(Charts and diagrams as code)
>> Begin
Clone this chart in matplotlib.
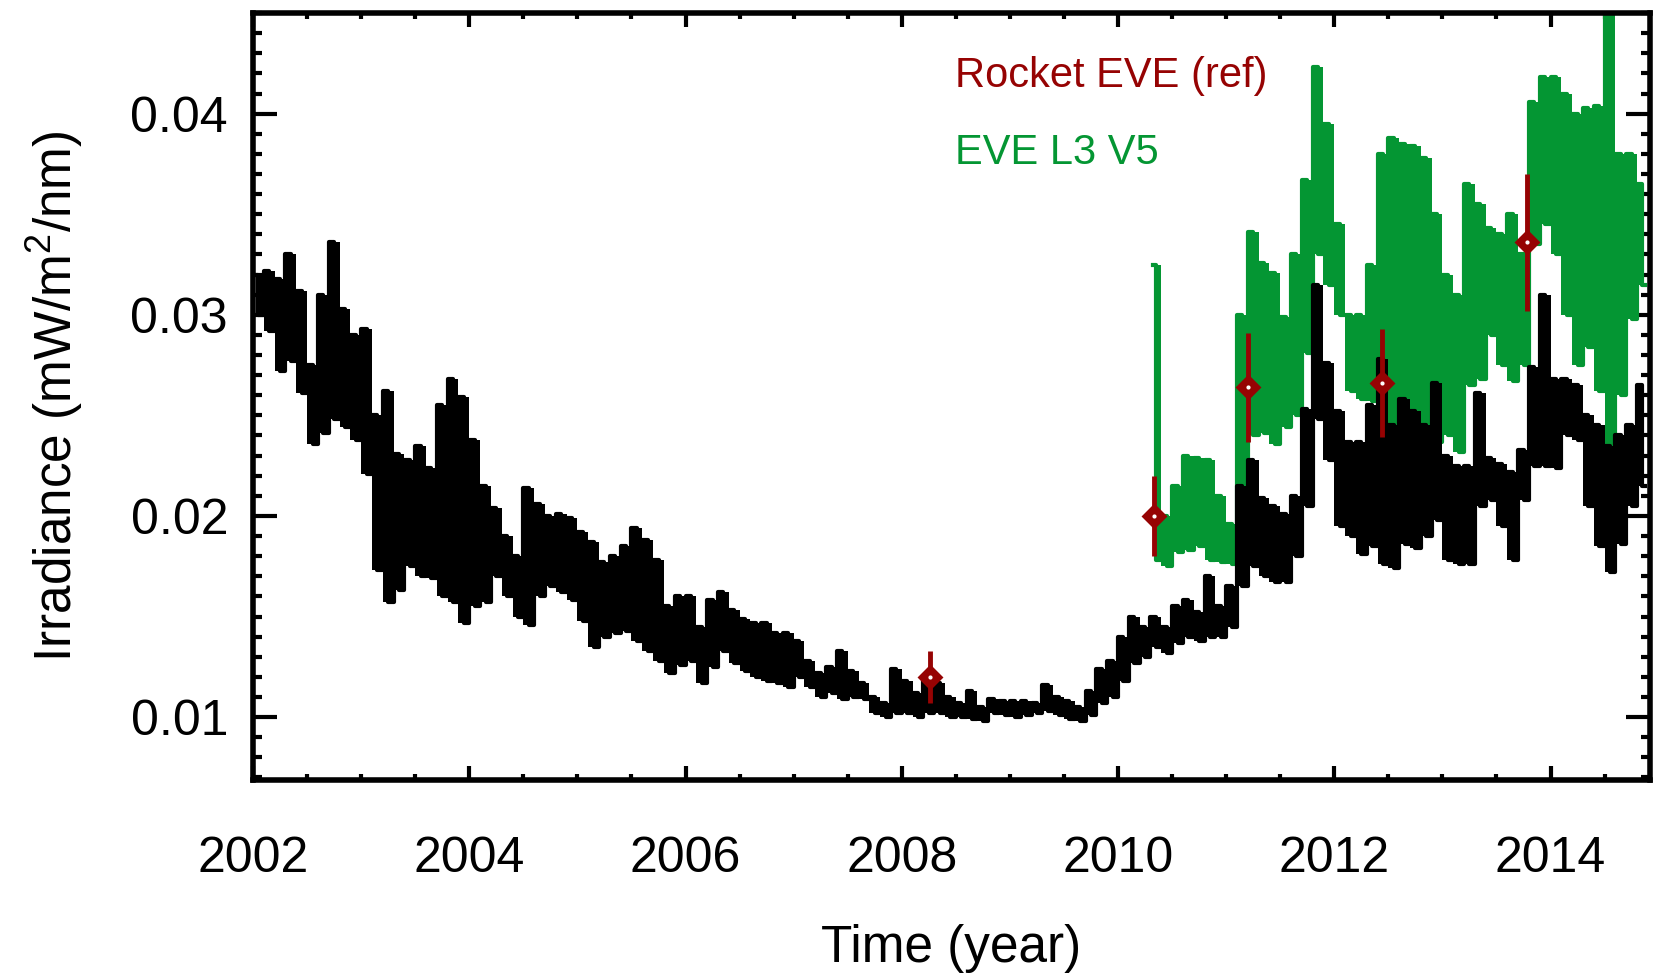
import numpy as np
import matplotlib.pyplot as plt
from matplotlib.ticker import MultipleLocator

plt.rcParams['font.family'] = 'Liberation Sans'
plt.rcParams['mathtext.fontset'] = 'custom'
plt.rcParams['mathtext.rm'] = 'Liberation Sans'
plt.rcParams['mathtext.it'] = 'Liberation Sans:italic'

# black series, read per 0.1 yr column: top and bottom of the daily scatter
black_t = np.round(np.arange(2002.05, 2014.9, 0.1), 2)
black_hi = [0.0320, 0.0322, 0.0318, 0.0330, 0.0312, 0.0275, 0.0310, 0.0336, 0.0303, 0.0290,
            0.0293, 0.0250, 0.0262, 0.0231, 0.0228, 0.0235, 0.0224, 0.0255, 0.0268, 0.0259,
            0.0238, 0.0215, 0.0204, 0.0190, 0.0180, 0.0214, 0.0206, 0.0200, 0.0201, 0.0199,
            0.0192, 0.0187, 0.0177, 0.0180, 0.0185, 0.0194, 0.0188, 0.0178, 0.0155, 0.0160,
            0.0160, 0.0145, 0.0158, 0.0162, 0.0153, 0.0149, 0.0147, 0.0147, 0.0142, 0.0142,
            0.0138, 0.0128, 0.0122, 0.0125, 0.0133, 0.0123, 0.0117, 0.0110, 0.0107, 0.0124,
            0.0118, 0.0112, 0.0120, 0.0117, 0.0110, 0.0107, 0.0113, 0.0105, 0.0109, 0.0108,
            0.0108, 0.0108, 0.0107, 0.0116, 0.0110, 0.0108, 0.0105, 0.0113, 0.0124, 0.0128,
            0.0140, 0.0150, 0.0145, 0.0150, 0.0145, 0.0155, 0.0158, 0.0152, 0.0170, 0.0155,
            0.0165, 0.0215, 0.0228, 0.0209, 0.0205, 0.0201, 0.0210, 0.0253, 0.0315, 0.0276,
            0.0252, 0.0237, 0.0237, 0.0255, 0.0278, 0.0245, 0.0258, 0.0252, 0.0245, 0.0266,
            0.0230, 0.0225, 0.0225, 0.0261, 0.0229, 0.0226, 0.0222, 0.0233, 0.0274, 0.0310,
            0.0268, 0.0268, 0.0265, 0.0250, 0.0245, 0.0235, 0.0240, 0.0245, 0.0265]
black_lo = [0.0300, 0.0292, 0.0272, 0.0277, 0.0261, 0.0236, 0.0241, 0.0248, 0.0244, 0.0238,
            0.0221, 0.0173, 0.0157, 0.0163, 0.0175, 0.0170, 0.0169, 0.0160, 0.0157, 0.0147,
            0.0155, 0.0157, 0.0170, 0.0160, 0.0150, 0.0146, 0.0160, 0.0165, 0.0162, 0.0158,
            0.0148, 0.0135, 0.0140, 0.0142, 0.0143, 0.0138, 0.0133, 0.0128, 0.0122, 0.0126,
            0.0128, 0.0117, 0.0125, 0.0133, 0.0127, 0.0123, 0.0120, 0.0118, 0.0117, 0.0115,
            0.0120, 0.0115, 0.0110, 0.0112, 0.0109, 0.0110, 0.0109, 0.0102, 0.0100, 0.0102,
            0.0102, 0.0100, 0.0102, 0.0102, 0.0100, 0.0100, 0.0099, 0.0098, 0.0102, 0.0101,
            0.0100, 0.0101, 0.0102, 0.0103, 0.0101, 0.0099, 0.0098, 0.0101, 0.0107, 0.0110,
            0.0118, 0.0127, 0.0130, 0.0135, 0.0132, 0.0137, 0.0140, 0.0138, 0.0140, 0.0140,
            0.0145, 0.0165, 0.0175, 0.0170, 0.0167, 0.0167, 0.0180, 0.0205, 0.0248, 0.0228,
            0.0195, 0.0190, 0.0181, 0.0185, 0.0176, 0.0174, 0.0186, 0.0184, 0.0190, 0.0198,
            0.0178, 0.0176, 0.0176, 0.0205, 0.0208, 0.0195, 0.0178, 0.0208, 0.0225, 0.0225,
            0.0224, 0.0240, 0.0238, 0.0205, 0.0185, 0.0172, 0.0186, 0.0205, 0.0215]

# EVE L3 V5
green_t = np.round(np.arange(2010.35, 2014.9, 0.1), 2)
green_hi = [0.0325, 0.0200, 0.0215, 0.0230, 0.0229, 0.0228, 0.0210, 0.0196, 0.0300, 0.0341,
            0.0326, 0.0321, 0.0299, 0.0330, 0.0367, 0.0423, 0.0395, 0.0345, 0.0300, 0.0300,
            0.0325, 0.0380, 0.0388, 0.0385, 0.0384, 0.0378, 0.0350, 0.0320, 0.0310, 0.0365,
            0.0355, 0.0343, 0.0340, 0.0350, 0.0330, 0.0406, 0.0418, 0.0418, 0.0410, 0.0400,
            0.0403, 0.0404, 0.0450, 0.0380, 0.0380, 0.0365]
green_lo = [0.0178, 0.0175, 0.0182, 0.0183, 0.0185, 0.0178, 0.0177, 0.0176, 0.0195, 0.0240,
            0.0241, 0.0236, 0.0244, 0.0250, 0.0281, 0.0330, 0.0315, 0.0300, 0.0262, 0.0258,
            0.0257, 0.0247, 0.0246, 0.0248, 0.0240, 0.0236, 0.0237, 0.0240, 0.0232, 0.0265,
            0.0268, 0.0290, 0.0275, 0.0267, 0.0275, 0.0335, 0.0345, 0.0330, 0.0300, 0.0275,
            0.0284, 0.0262, 0.0235, 0.0260, 0.0298, 0.0315]

# Rocket EVE (ref)
rocket_t = [2008.26, 2010.33, 2011.20, 2012.44, 2013.78]
rocket_v = [0.0120, 0.0200, 0.0264, 0.0266, 0.0336]
rocket_err = [0.0013, 0.0020, 0.0027, 0.0027, 0.0034]

xticks = [2002, 2004, 2006, 2008, 2010, 2012, 2014]
xlabels = ['2002', '2004', '2006', '2008', '2010', '2012', '2014']
yticks = [0.01, 0.02, 0.03, 0.04]
ylabels = ['0.01', '0.02', '0.03', '0.04']

dark_red = '#960303'
green = '#049633'


def zigzag(t, hi, lo):
    # upper value then lower value inside each column
    t = np.asarray(t)
    tt = np.column_stack([t - 0.025, t + 0.025]).ravel()
    vv = np.column_stack([hi, lo]).ravel()
    return tt, vv


def band(ax, t, hi, lo, color, z):
    ax.fill_between(t, lo, hi, step='mid', color=color, lw=0, zorder=z)
    tt, vv = zigzag(t, hi, lo)
    ax.plot(tt, vv, color=color, lw=3, drawstyle='steps-mid', zorder=z)


fig = plt.figure(figsize=(16.54, 9.77), dpi=100)
ax = fig.add_axes([0.153, 0.2016, 0.8446, 0.785])

band(ax, green_t, green_hi, green_lo, green, 2)
band(ax, black_t, black_hi, black_lo, 'black', 3)

ax.errorbar(rocket_t, rocket_v, yerr=rocket_err, fmt='D', color=dark_red, ecolor=dark_red,
            elinewidth=3.5, capsize=0, ms=11, mfc=dark_red, mec=dark_red, mew=2, zorder=4)
ax.plot(rocket_t, rocket_v, 'o', color='white', ms=2, zorder=5)

ax.set_xlim(2002.0, 2014.92)
ax.set_ylim(0.00687, 0.0450)

ax.set_xticks(xticks)
ax.set_xticklabels(xlabels)
ax.set_yticks(yticks)
ax.set_yticklabels(ylabels)
ax.xaxis.set_minor_locator(MultipleLocator(0.5))
ax.yaxis.set_minor_locator(MultipleLocator(0.001))

ax.tick_params(which='both', direction='in', top=True, right=True, width=3, labelsize=36)
ax.tick_params(axis='x', which='major', length=10, pad=40)
ax.tick_params(axis='x', which='minor', length=4.5)
ax.tick_params(axis='y', which='major', length=17, pad=18)
ax.tick_params(axis='y', which='minor', length=6.5)
for s in ax.spines.values():
    s.set_linewidth(4)

ax.set_xlabel('Time (year)', fontsize=37)
ax.xaxis.set_label_coords(0.5, -0.22)
ax.xaxis.label.set_va('center')
ax.set_ylabel('Irradiance (mW/m$^2$/nm)', fontsize=37)
ax.yaxis.set_label_coords(-0.1417, 0.5)
ax.yaxis.label.set_va('center')

ax.text(0.5025, 0.918, 'Rocket EVE (ref)', color=dark_red, fontsize=30,
        ha='left', va='center', transform=ax.transAxes)
ax.text(0.5025, 0.8175, 'EVE L3 V5', color=green, fontsize=30,
        ha='left', va='center', transform=ax.transAxes)

fig.savefig('out.png', dpi=100)
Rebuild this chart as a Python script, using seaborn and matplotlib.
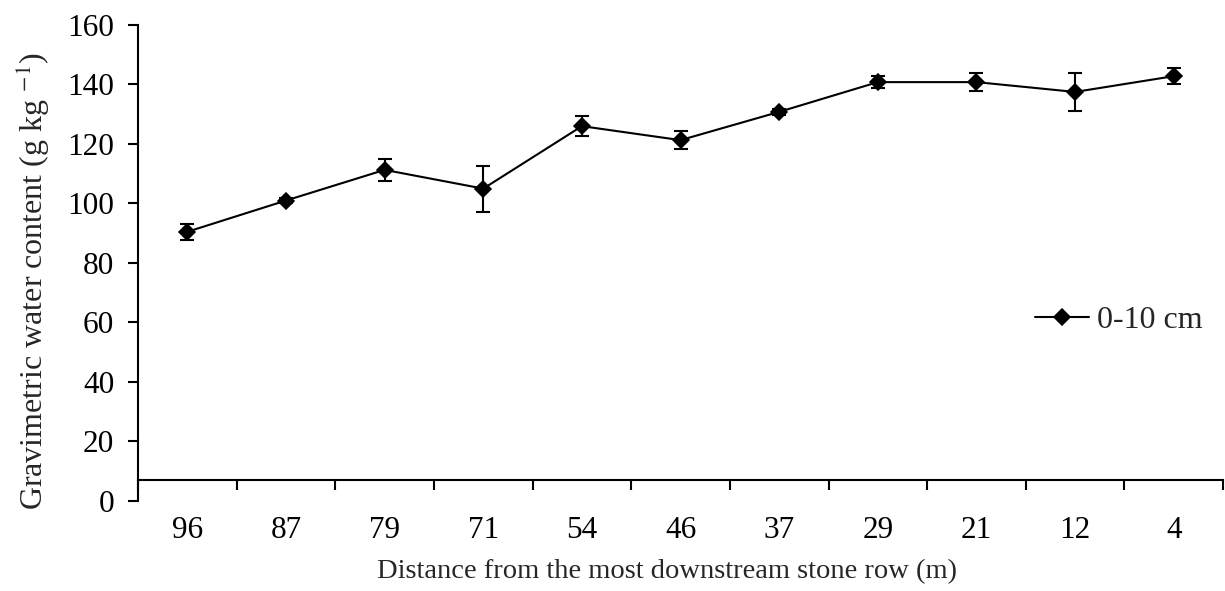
>> End
• [Exercise prompt] Leave the pictures out, and restate exactly the lines from the start of the records through the one that contains "plt.rcParams['mathtext.it'] = 'Liberation".

• [Exercise response]
Clone this chart in matplotlib.
import numpy as np
import matplotlib.pyplot as plt
from matplotlib.ticker import MultipleLocator

plt.rcParams['font.family'] = 'Liberation Sans'
plt.rcParams['mathtext.fontset'] = 'custom'
plt.rcParams['mathtext.rm'] = 'Liberation Sans'
plt.rcParams['mathtext.it'] = 'Liberation Sans:italic'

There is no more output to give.